In response, Niantic general counsel Courtney Greene Power told Franken in a letter released Thursday that the app collects data about players' locations, mobile operating systems, device identifiers, and hardware.
Franken, top Democrat on the Privacy and Technology Subcommittee, called Niantic's response to his concerns "comprehensive" but said that he plans to have his office meet with company officials in the near future to clarify parts of their response and work together on protecting the privacy of the millions of users—many of whom are children—who play Pokémon GO.
"I appreciate Niantic's response, but I intend to work further with the company in the future to ensure that we're doing everything possible to protect the privacy of Americans—particularly American children—who play Pokémon GO," Franken said.
"Niantic uses mobile analytics services to collect and interpret data about the use of the app, and to receive crash reports," Power wrote in her letter to Franken. "From time to time, we also engage third parties to perform marketing, demographic and similar forms of analysis for us on aggregated sets of data."
Power added that the company doesn't share data about users younger than 13 with those outside companies.
Power conceded that Niantic plans to offer some data to sponsors but says the data will be "aggregated," so that it can't be tied to any individual.

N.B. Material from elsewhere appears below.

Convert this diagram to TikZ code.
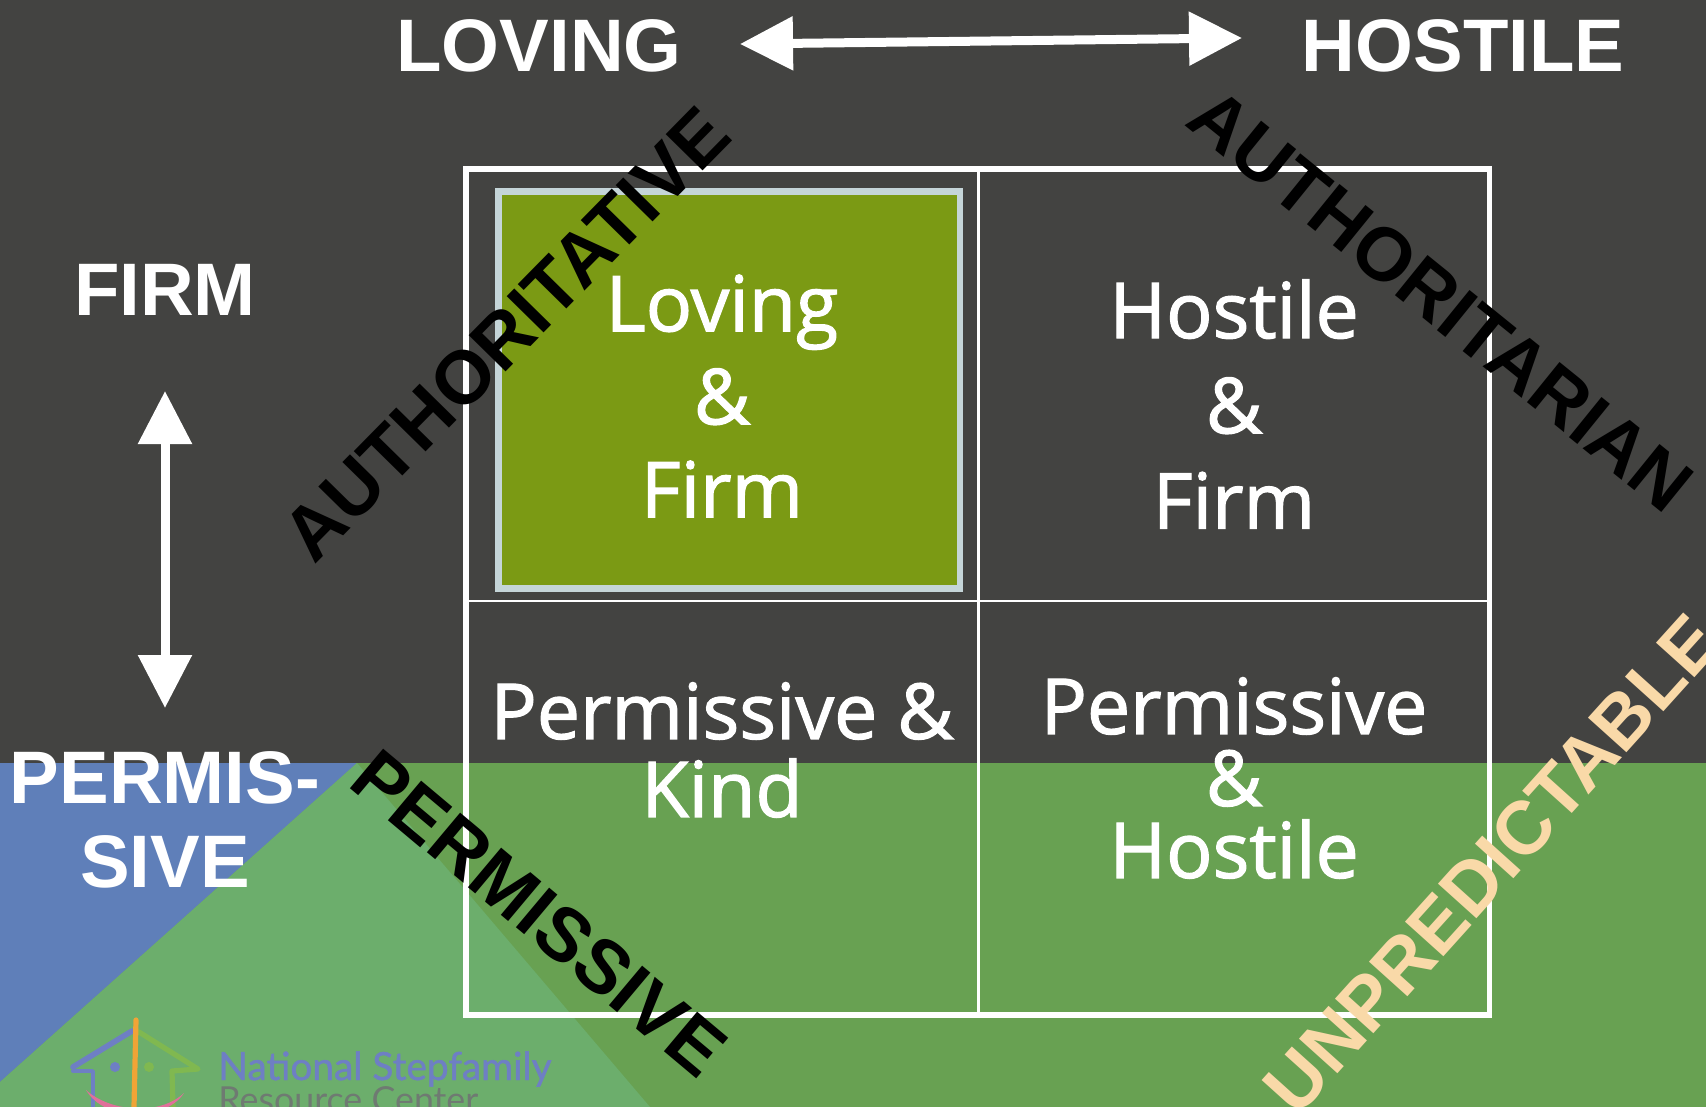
\documentclass[tikz,border=0pt]{standalone}
\usepackage{fontspec}
\setmainfont{Liberation Sans}
\newfontfamily\cellfont[FakeBold=1.6]{Open Sans}
\newfontfamily\logofont[FakeBold=1.2]{Lato}
\newfontfamily\logolight{Lato}
\usetikzlibrary{arrows.meta}
\definecolor{bgdark}{HTML}{434341}
\definecolor{bggreen}{HTML}{68A152}
\definecolor{lightgreen}{HTML}{6CAE6C}
\definecolor{bgblue}{HTML}{5F7FB9}
\definecolor{boxgreen}{HTML}{7B9A14}
\definecolor{boxedge}{HTML}{C5D5D8}
\definecolor{peach}{HTML}{F9D9A8}
\definecolor{logoblue}{HTML}{6E7FC4}
\definecolor{logogrey}{HTML}{6F7A72}
\definecolor{logoroofgreen}{HTML}{80B850}
\definecolor{logoorange}{HTML}{F0A436}
\definecolor{logopink}{HTML}{E0709A}
\tikzset{
  axislabel/.style={text=white,font=\bfseries\fontsize{37.2}{40}\selectfont,inner sep=0pt,align=center},
  stylelabel/.style={font=\bfseries\fontsize{37.6}{40}\selectfont,inner sep=0pt},
  celltext/.style={text=white,font=\cellfont\fontsize{38.5}{#1}\selectfont,inner sep=0pt,align=center},
  bigarrow/.style={draw=white,line width=4.5pt,{Triangle[length=26.5pt,width=26pt,fill=white]}-{Triangle[length=26.5pt,width=26pt,fill=white]},shorten >=0pt,shorten <=0pt},
  gridline/.style={draw=white,line width=1.4pt}
}
\begin{document}
\begin{tikzpicture}[x=0.5pt,y=-0.5pt]
\useasboundingbox (0,0) rectangle (1706,1107);
\clip (0,0) rectangle (1706,1107);
\fill[bgdark] (0,0) rectangle (1706,1107);
\fill[bggreen] (0,763) rectangle (1706,1107);
\fill[bgblue] (0,763) -- (357,763) -- (0,1082) -- cycle;
\fill[lightgreen] (357,763) -- (0,1082) -- (0,1107) -- (650,1107) -- cycle;
% logo
\begin{scope}[line cap=round,line join=round]
\draw[draw=logoblue,line width=2.8pt] (132,1031) -- (73,1067);
\draw[draw=logoblue,line width=2pt] (73,1071) -- (92,1071);
\draw[draw=logoblue,line width=2.4pt] (93,1072) -- (93,1107);
\fill[logoblue] (115,1067) circle (5);
\draw[draw=logoroofgreen,line width=2.6pt] (139,1032) -- (198,1069) -- (172,1071) -- (173,1107);
\fill[logoroofgreen] (149,1067) circle (5);
\draw[draw=logoorange,line width=2.6pt] (136,1020) -- (134,1107);
\fill[logopink] (86,1090) .. controls (110,1112) and (160,1116) .. (184,1093) .. controls (165,1122) and (105,1122) .. (86,1090) -- cycle;
\end{scope}
\node[anchor=base west,inner sep=0pt,text=logoblue,font=\logofont\fontsize{19.4}{20}\selectfont] (logoa) at (218,1080) {National Stepfamily};
\node[anchor=base west,inner sep=0pt,text=logogrey,font=\logolight\fontsize{17.9}{20}\selectfont] (logob) at (218,1112) {Resource Center};
% grid
\fill[boxedge] (495,188) rectangle (963,592);
\fill[boxgreen] (502,195) rectangle (957,585);
\draw[gridline,line width=2.9pt] (466,169) rectangle (1489.5,1014.7);
\draw[gridline] (978.5,169) -- (978.5,1014.7);
\draw[gridline] (466,601) -- (1492,601);
% cell text
\node[celltext=46.5] (lf) at (722,396) {Loving\\\&\\Firm};
\node[celltext=47.6] (hf) at (1234,404) {Hostile\\\&\\Firm};
\node[celltext=39] (pk) at (722,750) {Permissive \&\\Kind};
\node[celltext=36] (ph) at (1234,778) {Permissive\\\&\\Hostile};
% axis labels
\node[axislabel] (loving) at (539,46) {LOVING};
\node[axislabel] (hostile) at (1463,46) {HOSTILE};
\node[axislabel] (firm) at (165,290) {FIRM};
\node[axislabel] (permis) at (165,820) {PERMIS-\\[2pt]SIVE};
\coordinate (hl) at (740,44);
\coordinate (hr) at (1242,38);
\coordinate (vt) at (165,391);
\coordinate (vb) at (165,708);
\draw[bigarrow] (hl) -- (hr);
\draw[bigarrow] (vt) -- (vb);
% diagonal labels
\node[stylelabel,rotate=45.5,text=black] (authv) at (506,334) {AUTHORITATIVE};
\node[stylelabel,rotate=-39,text=black] (autha) at (1441,300) {AUTHORITARIAN};
\node[stylelabel,rotate=-40,text=black] (perm) at (539,913) {PERMISSIVE};
\node[stylelabel,rotate=48,text=peach] (unpred) at (1492,864) {UNPREDICTABLE};
\end{tikzpicture}
\end{document}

"Niantic does not and has no plans to sell Pokémon GO user data -- aggregated, de-identified or otherwise -- to any third party," Power wrote. "As we continue to develop our sponsored locations program, we will provide certain reports to sponsors about visits and game actions (such as redeeming a promotion at the location), but these reports will contain aggregated data only."
McDonald's and other companies pay to have their businesses featured in the game. In Japan, McDonald's paid to have nearly 3,000 establishments turned into virtual gyms, which were then swarmed by Pokeman Go players.
As for chldren, Power said Pokémon GO asks users to provide their birth dates. If they are under 13, their parents must open an account in their name and give consent for their children to participate.